List algorithms in q are simpler, shorter, clearer, and almost always faster than their looping counterparts. Summing all the items of a matrix, all the rows of a matrix, all the columns of a matrix m:

+/[m]               / sum the columns of m
+/'[m]              / sum the rows of m
+//[m]              / sum m

Summing the rows with a nested loop:

vsum:{[m]           / shoot this code
  r:(count m)#0;
  i:-1;
  do[count m;
    i+:1;
    v:m[i;];
    s:0;
    j:-1;
    do[count v;
      j+:1;
      s:s+v[j]];
      r[i]:s];
  r}

Sometimes it is necessary to write loopy code, either because the algorithm is inherently iterative, or because we aren’t smart enough to find the list solution in the time available. The literature devoted to this topic is vast, and we won’t replay it here. Instead we’ll concentrate on an example which shows how, in some cases, a clear looping solution can serve as a stepping stone on the way to loop elimination.

We want to write a function which takes

  • some table columns of strings
  • the same number of strings

and returns the indexes of rows where each string occurs in the same item of each string list:

q)t
id   c1      c2
----------------------
1000 "this"  "and"
1001 "is"    "this"
1002 "the"   "is"
1003 "first" "yet"
1004 "list"  "another"
q)S:("is";"an")
q)search[L;S]
0 4

The column names don’t matter. Let’s solve for the values.

L:t `c1`c2
q)L:(("this";"is";"the";"first";"list");("and";"this";"is";"yet";"another"))

An obvious subproblem is a single list of strings and a single string. Let’s write a function which takes one string list x and one string y and tells us which items of x contain y:

sss:{where count each x ss\:y}
q)sss[L 0;S 0]
0 1 4

Now, using sss, we write the loopy version:

search1:{                              / loopy search
  r:til count first x;                 /   initialize result to all rows
  i:0;                                 /   initialize counter
  do[count x;                          /   loop over each string list
    r@:sss[x[i]@r;y[i]];               /     save result indexed by hits
    i+:1];                             /     increment counter
  r}                                   /   indexes of rows where all hit

At each iteration, we derive a new result by indexing the previous result of sss by the new result of sss. The arguments to sss are the i-th string list indexed by the previous result and the i-th string. (Alarm bells should now be going off for q programmers familiar with +/ – and which are not?)

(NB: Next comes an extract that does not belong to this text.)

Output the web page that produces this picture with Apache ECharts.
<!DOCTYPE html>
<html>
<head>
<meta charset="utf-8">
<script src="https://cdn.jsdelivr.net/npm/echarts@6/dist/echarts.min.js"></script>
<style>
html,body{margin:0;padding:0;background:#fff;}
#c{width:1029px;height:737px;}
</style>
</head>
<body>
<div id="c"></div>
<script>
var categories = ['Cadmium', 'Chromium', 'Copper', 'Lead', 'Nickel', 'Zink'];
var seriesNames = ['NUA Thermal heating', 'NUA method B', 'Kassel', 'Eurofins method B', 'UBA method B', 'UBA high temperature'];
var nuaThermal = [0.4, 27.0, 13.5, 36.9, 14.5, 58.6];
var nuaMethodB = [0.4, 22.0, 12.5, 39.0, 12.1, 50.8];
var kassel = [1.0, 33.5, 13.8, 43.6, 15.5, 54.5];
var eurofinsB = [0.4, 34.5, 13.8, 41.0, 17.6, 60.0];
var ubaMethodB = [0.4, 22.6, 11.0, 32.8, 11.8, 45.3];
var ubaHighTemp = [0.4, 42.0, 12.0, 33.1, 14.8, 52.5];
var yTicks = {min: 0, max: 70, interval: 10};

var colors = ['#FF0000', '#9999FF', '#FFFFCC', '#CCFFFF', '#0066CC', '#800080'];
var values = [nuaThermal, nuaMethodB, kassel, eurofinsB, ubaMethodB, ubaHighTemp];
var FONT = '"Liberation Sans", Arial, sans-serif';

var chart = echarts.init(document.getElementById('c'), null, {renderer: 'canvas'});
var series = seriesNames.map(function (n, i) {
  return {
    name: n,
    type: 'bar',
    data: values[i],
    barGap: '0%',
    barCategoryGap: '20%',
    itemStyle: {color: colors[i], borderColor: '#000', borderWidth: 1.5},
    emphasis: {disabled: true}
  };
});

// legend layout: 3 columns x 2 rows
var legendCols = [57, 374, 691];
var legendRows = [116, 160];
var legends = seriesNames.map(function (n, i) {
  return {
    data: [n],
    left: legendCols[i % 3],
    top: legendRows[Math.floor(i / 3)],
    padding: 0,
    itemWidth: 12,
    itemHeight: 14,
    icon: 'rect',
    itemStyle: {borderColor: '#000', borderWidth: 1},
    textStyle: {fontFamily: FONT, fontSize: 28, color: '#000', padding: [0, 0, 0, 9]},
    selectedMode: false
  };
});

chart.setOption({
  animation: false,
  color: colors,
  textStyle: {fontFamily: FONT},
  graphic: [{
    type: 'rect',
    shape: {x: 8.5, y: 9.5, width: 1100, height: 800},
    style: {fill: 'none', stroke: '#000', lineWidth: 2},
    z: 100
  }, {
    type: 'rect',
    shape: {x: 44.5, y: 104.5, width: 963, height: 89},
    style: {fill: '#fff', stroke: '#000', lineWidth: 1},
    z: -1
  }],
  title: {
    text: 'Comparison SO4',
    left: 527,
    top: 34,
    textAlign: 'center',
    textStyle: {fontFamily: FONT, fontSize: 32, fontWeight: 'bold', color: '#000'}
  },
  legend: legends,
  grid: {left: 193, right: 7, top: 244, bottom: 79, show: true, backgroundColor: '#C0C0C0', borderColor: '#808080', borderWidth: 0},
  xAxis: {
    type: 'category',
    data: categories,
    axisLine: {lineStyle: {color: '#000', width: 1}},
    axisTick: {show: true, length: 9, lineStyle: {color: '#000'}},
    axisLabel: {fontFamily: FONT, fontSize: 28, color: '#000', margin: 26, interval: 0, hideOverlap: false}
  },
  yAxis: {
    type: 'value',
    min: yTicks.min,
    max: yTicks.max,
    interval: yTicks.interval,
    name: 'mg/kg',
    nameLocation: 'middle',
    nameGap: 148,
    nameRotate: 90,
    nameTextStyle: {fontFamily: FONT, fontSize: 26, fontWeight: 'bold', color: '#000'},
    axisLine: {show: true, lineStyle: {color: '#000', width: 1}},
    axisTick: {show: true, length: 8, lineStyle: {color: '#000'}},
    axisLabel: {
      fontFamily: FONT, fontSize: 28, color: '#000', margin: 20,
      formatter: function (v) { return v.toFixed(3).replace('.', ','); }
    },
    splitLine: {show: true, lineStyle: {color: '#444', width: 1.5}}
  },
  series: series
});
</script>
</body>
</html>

Most loop eliminations are achieved by using some form of Each, but this is not one of them1. The result of each iteration depends on the result of the previous iteration, and each-iterations are independent of one another. So the next place to look is f/ – Over.

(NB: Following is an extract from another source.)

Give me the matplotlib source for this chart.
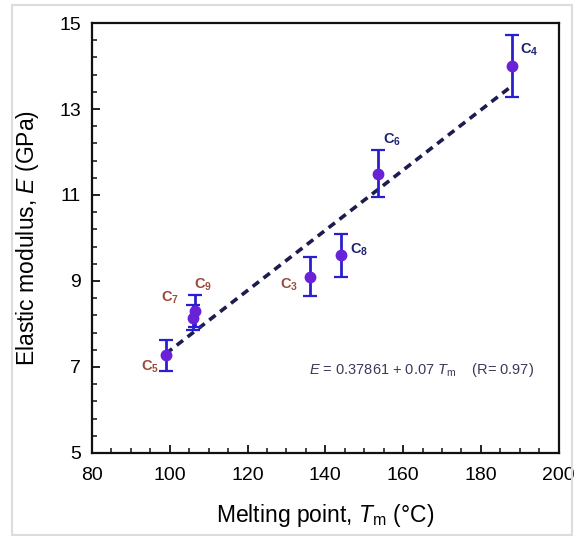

An Over solution will have the form f/[x;y;z], where f will be applied iteratively to three arguments:

  • x, the result of the previous iteration
  • y, a list of string lists
  • z, a list of strings to search for in corresponding lists of y

A good f is:

{x@sss[y@x;z]}

which we get by re-lettering the inner calculation of the do-loop and discarding the loop index i.

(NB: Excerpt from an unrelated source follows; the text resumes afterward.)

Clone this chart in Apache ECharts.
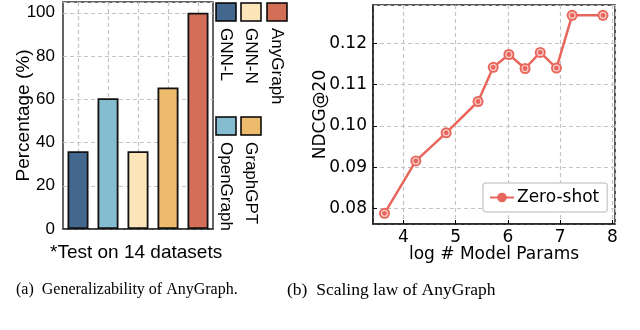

Now define search2 as this function over the appropriate values

search2:{{x@sss[y@x;z]}/[til count first x;x;y]}

Observe that we prime the iteration with til count first L, the indexes of the first string list.

q)search2[L;S]
0 4

Derive non-looping solutions from well-designed looping solutions.

Footnotes

  1. Not strictly true: the problem can be solved with Each, but the converging solution using Over is both faster and more readable.